Dès le début, j’ai souhaité que Fen incarne un pont entre l’artisanat et le design, mais aussi entre tradition et innovation, en intégrant les savoir-faire anciens dans des créations résolument contemporaines. Ce processus de fusion se fait tant à travers une recherche esthétique que technique. Tout d’abord, j’imagine des pièces résolument ancrées dans leur époque. Lignes épurées et design minimaliste ont été au cœur de mon approche. J’ai même imaginé de nouvelles formes de zellige qui n’existent pas dans la tradition en faisant des recherches mathématiques, par exemple. D’autre part, je mène une réflexion technique qui va de pair avec la recherche esthétique. Je travaille, par exemple, avec de l’acier pour fabriquer les pieds et la structure des tables. Nous travaillons avec des épaisseurs minimales pour réduire le poids tout en gardant une bonne résistance, ou encore en utilisant des peintures thermolaquées pour résister à la rouille. Nous utilisons aussi des résines spécifiques pour coller les pièces de zellige, au lieu du ciment. J’aimerais pouvoir aller encore plus loin, en utilisant des matériaux nouveaux, recyclés, en créant des partenariats avec la recherche scientifique, si possible.

Comment Fen traduit-il concrètement l’idée d’un « pont culturel » entre la Suisse, le Maroc, et l’Europe ?

J’aspire en effet à ce que Fen devienne une véritable plateforme d’échange entre les rives de la Méditerranée, entre le Maroc, la Suisse (où j’ai étudié et vécu pendant de nombreuses années), et l’Europe. Cela passe, selon moi, d’abord par la création d’échanges humains autour du design, en invitant de jeunes designers suisses et européens à imaginer des objets de design qui intègrent l’artisanat marocain, de manière subtile ou plus évidente. Je collabore, par exemple, déjà avec des designers issus de l’ECAL en Suisse et de l’École des beaux-arts de Casablanca sur de futures créations. Idéalement, j’aimerais pouvoir aussi créer de la mobilité entre artisans, mais cela sera plus difficile, malheureusement à cause des restrictions de mobilité qu’ils pourraient subir. Je ferai en tout cas de mon mieux pour qu’un jour des stages puissent être organisés.

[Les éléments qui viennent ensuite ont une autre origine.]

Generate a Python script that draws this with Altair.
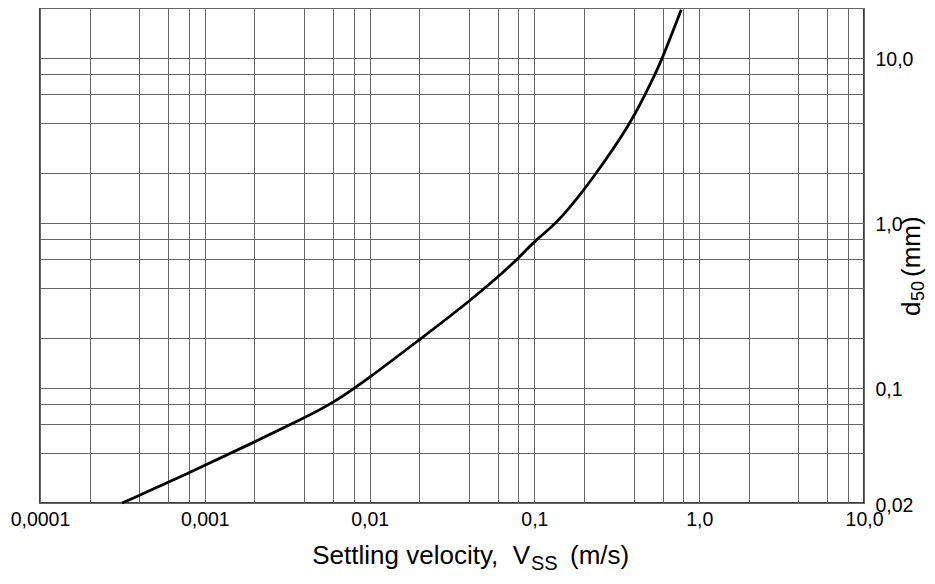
import altair as alt
import pandas as pd

# Curve (settling velocity m/s vs d50 mm)
velocity = [3.15e-4, 7.8e-4, 0.002, 0.004, 0.006, 0.01, 0.02, 0.04, 0.08,
            0.1, 0.14, 0.24, 0.383, 0.471, 0.542, 0.6, 0.778]
d50 = [0.02, 0.03, 0.0468, 0.0655, 0.0805, 0.115, 0.195, 0.33, 0.6,
       0.78, 1.0, 2.0, 4.0, 6.0, 8.0, 10.0, 19.5]

x_grid = [0.0001, 0.0002, 0.0004, 0.0006, 0.0008,
          0.001, 0.002, 0.004, 0.006, 0.008,
          0.01, 0.02, 0.04, 0.06, 0.08,
          0.1, 0.2, 0.4, 0.6, 0.8,
          1, 2, 4, 6, 8, 10]
x_label_values = [0.0001, 0.001, 0.01, 0.1, 1, 10]
x_label_text = ["0,0001", "0,001", "0,01", "0,1", "1,0", "10,0"]

y_grid = [0.02, 0.04, 0.06, 0.08, 0.1, 0.2, 0.4, 0.6, 0.8,
          1, 2, 4, 6, 8, 10, 20]
y_label_values = [0.02, 0.1, 1, 10]
y_label_text = ["0,02", "0,1", "1,0", "10,0"]

FONT = "Liberation Sans"


def label_expr(values, texts):
    expr = "''"
    for v, t in zip(reversed(values), reversed(texts)):
        expr = f"datum.value === {v} ? '{t}' : ({expr})"
    return expr


df = pd.DataFrame({"v": velocity, "d": d50})

curve = alt.Chart(df).mark_line(
    color="black", strokeWidth=2.8, interpolate="basis"
).encode(
    x=alt.X("v:Q",
            scale=alt.Scale(type="log", domain=[0.0001, 10], nice=False),
            axis=alt.Axis(values=x_grid, labelExpr=label_expr(x_label_values, x_label_text),
                          grid=True, gridColor="#666666", gridWidth=1, gridOpacity=1,
                          ticks=False, domain=False, title=None,
                          labelFont=FONT, labelFontSize=19.5, labelColor="black",
                          labelPadding=7, labelFlush=False, labelOverlap=False,
                          labelBaseline="top")),
    y=alt.Y("d:Q",
            scale=alt.Scale(type="log", domain=[0.02, 20], nice=False),
            axis=alt.Axis(orient="right", values=y_grid,
                          labelExpr=label_expr(y_label_values, y_label_text),
                          grid=True, gridColor="#666666", gridWidth=1, gridOpacity=1,
                          ticks=False, domain=False, title=None,
                          labelFont=FONT, labelFontSize=19.5, labelColor="black",
                          labelPadding=11, labelFlush=False, labelOverlap=False,
                          labelAlign="left", labelBaseline="middle", labelOffset=2)),
)


def txt(text, x, y, size, angle=0, align="left"):
    return alt.Chart(alt.Data(values=[{"t": text}])).mark_text(
        text=text, fontSize=size, font=FONT, align=align, baseline="alphabetic",
        angle=angle, color="black"
    ).encode(x=alt.value(x), y=alt.value(y))


x_title = (txt("Settling velocity,\u00a0\u00a0V", 490, 556, 26, align="right")
           + txt("SS", 491, 562, 20)
           + txt("(m/s)", 530, 556, 26))
y_title = (txt("d", 880, 308, 26, angle=270)
           + txt("50", 884, 293, 18, angle=270)
           + txt("(mm)", 880, 269, 26, angle=270))

chart = alt.layer(curve, x_title, y_title).properties(
    width=824, height=495,
    autosize=alt.AutoSizeParams(type="none"),
    padding={"left": 32, "top": 0, "right": 63, "bottom": 73},
).configure_view(stroke="black", strokeWidth=1.5)

chart.save("out.html", embed_options={"renderer": "svg", "actions": False})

Qu’est-ce qui vous a poussé à évoluer du style Bauhaus vers un design plus post-moderne et expérimental ?

J’ai toujours été fasciné par le mouvement du Bauhaus, qui se caractérisait par son minimalisme rigoureux, prônant une esthétique où la forme est dictée par la fonction. Par ailleurs, le Bauhaus se caractérisait par son approche expérimentale en matière de matériaux et de techniques, ainsi que par sa quête d’un langage visuel universel, transcendant les barrières culturelles. Les premières tables de la série Ligna que j’ai dessinées sont clairement inspirées par ce mouvement. Plus récemment, parce que je souhaitais laisser plus libre cours à mon imagination, je me suis permis davantage de liberté dans mes dessins, dans les formes que j’imagine. La création contemporaine puise son inspiration dans différentes sources et courants. Adorant expérimenter, il était pour moi primordial de ne pas me cantonner à un style particulier, tout en conservant bien sûr une certaine cohérence.

Comment associez-vous les règles mathématiques à l’esthétique visuelle dans vos créations ?

Je pense que la nature recèle de mystères et qu’il est possible de trouver des règles universelles qui permettent d’atteindre le beau de manière objective. Une partie de celles-ci réside dans les lois mathématiques, qui s’allient particulièrement bien au zellige, puisqu’historiquement, toutes les compositions en zellige que l’on retrouve dans les monuments historiques sont basées sur des calculs mathématiques bien précis. J’ai ainsi cherché à intégrer le nombre d’or, que l’on retrouve dans les plantes et même dans le corps humain, dans certaines de mes compositions en zellige. J’ai aussi décortiqué les principes mathématiques derrière les tessellations de l’Alhambra de Grenade et, en opérant certaines modifications, développé des formes différentes. Bien sûr, il est aussi possible de créer du beau sans forcément opérer des calculs mathématiques précis, et c’est là que l’œil du designer intervient.